RD Connection Broker configuration
- 2 vCPUs, 8192 GB (~6 GB free, only 2 GB used)
- Broker virtual machines running on R720s
Following is the CPU and storage load on one of the 14 VDI hosts.
As you can see, the CPU consumption is about 75% with 150 virtual machines running the VSI medium workload.
The per-host local storage consists of 10×300 GB SAS 6 Gbps 15K disks configured as RAID1+0, easily handling the necessary IOPS.
For a tighter logon period, our recommendation is to replace one or two of the spindles with a small size SSD (for the virtual desktop template), as the I/O load during a shorter logon cycle can exceed I/O capacity of the local spindle-disks.
It is hard to say exactly when, but a good rule of thumb is to estimate I/O capacity of the 10-disk array at about 2000 read-IOPS and 1000 write-IOPS, and since the I/O load from 150 virtual machines over an hour-long logon period is about 1743, the same workload at about 30 minutes will be about 3500 IOPS, exceeding the I/O capability of the local array.
A 250-GB SSD for the virtual desktop template should easily provide the additional performance necessary for faster logons under a heavier workload.
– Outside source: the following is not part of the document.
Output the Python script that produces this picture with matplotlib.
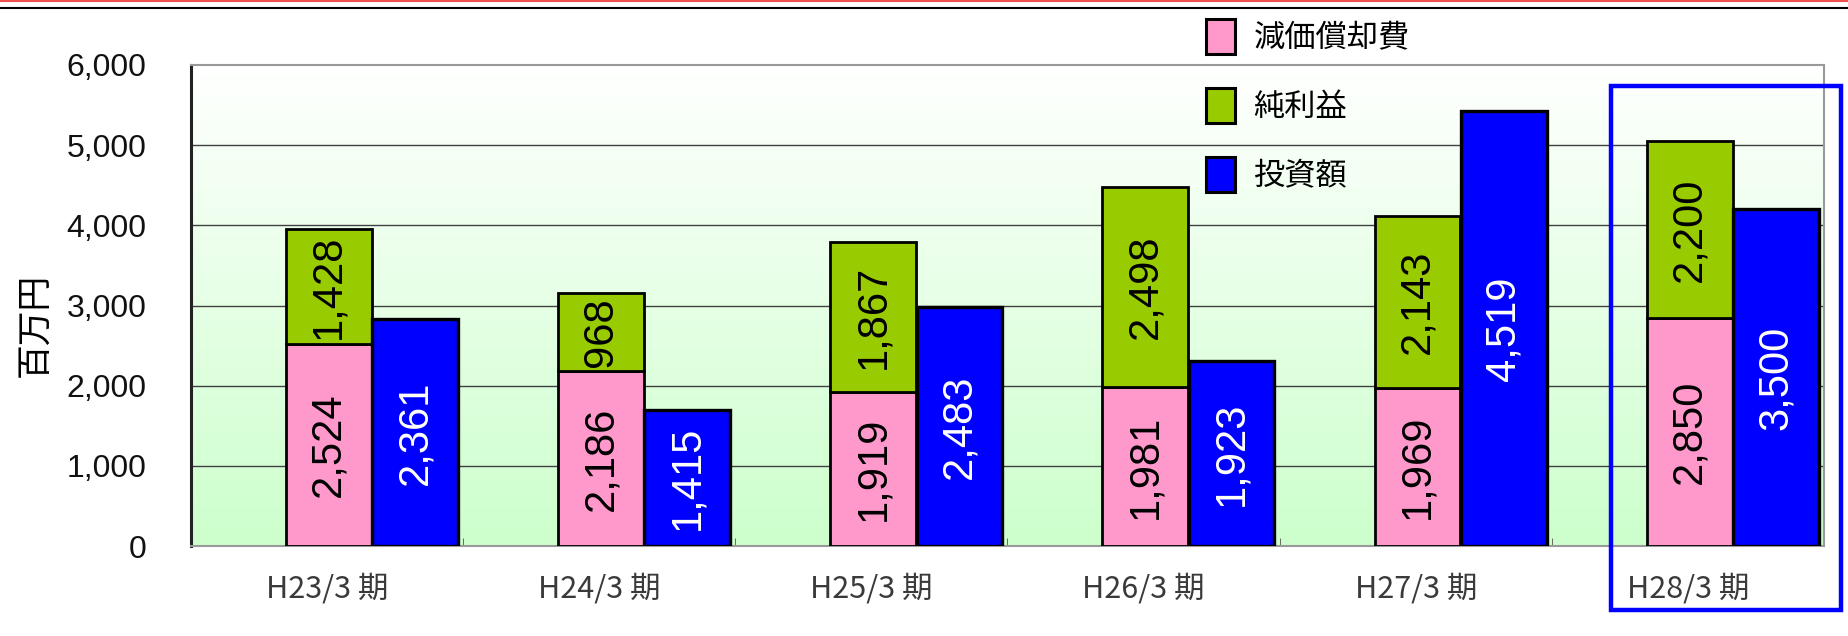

And finally, let’s take a look at the memory consumption of a single virtual machine.
In the following chart, we see that a guest-VM is running/idling initially at about ~800 MB; CPU is pretty flat too. Then at about 11:25 AM (marked by the vertical green line), a user logon completes and moments later the VSI workload starts running. When benchmarking starts, we see that CPU usage picks up and so does the memory usage, where Hyper-V’s Dynamic Memory provides additional RAM, and finally the guest RAM settles to about 1 GB. This pattern repeats for all virtual machines on a VDI host where about 150 GB of memory is consumed by the 150 virtual machines at a cumulative CPU usage of about 75% CPU. We have plenty of headroom for CPU spikes and real world workload that could demand more memory as each server is configured with 256 GB of RAM (but remember that some portion of the 256 GB of RAM is reserved for the services running in the parent partition).
This post should help customers that are looking to set up a modular and scalable VDI solution, bringing deeper insight into some of the key performance and resource requirements that help the planning of large scale deployments.